When the public was allowed additional input at the end of the meeting, Sullivan spoke again. “It doesn't surprise me that there's been a $1.6 million budget that's been eroded away by half. Does anyone know how? Does anyone care?” he asked. “It seems I'm the only one asking the question and there's never an answer.”
Craig Stevenson, the economic developer working with Connecticut Studios on the project, also addressed the council, saying that the movie studio project is just one part of a larger plan to redevelop the I-291 area. “The I-291 Development Project has been going on before Connecticut Studios, and I suspect that after Connecticut Studios is completed, there will be a series of projects in the I-291 area going forward,” said Stevenson.

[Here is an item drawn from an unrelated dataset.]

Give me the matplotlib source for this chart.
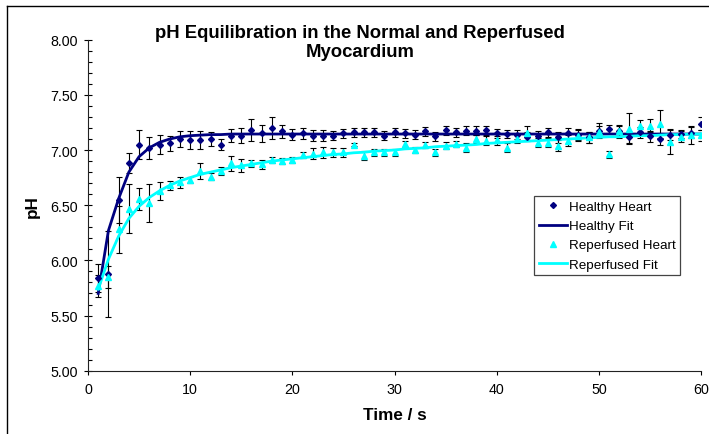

He said that the state monies spent were for the development of the I-291 area as a whole, not just for the exclusive benefit of Connecticut Studios. The development included an extensive environmental evaluation, costing more than $250,000. The study determined that if South Windsor wanted state funds to continue, it would have to relocate a native species, the tiger beetle, which was done to the tune of $100,000.
Stevenson said a school being built in the area was also enabled by the state's investment in the I-291 area. “Of course, this is not all about Connecticut Studios,” he said. “You wouldn't be doing it if it was.”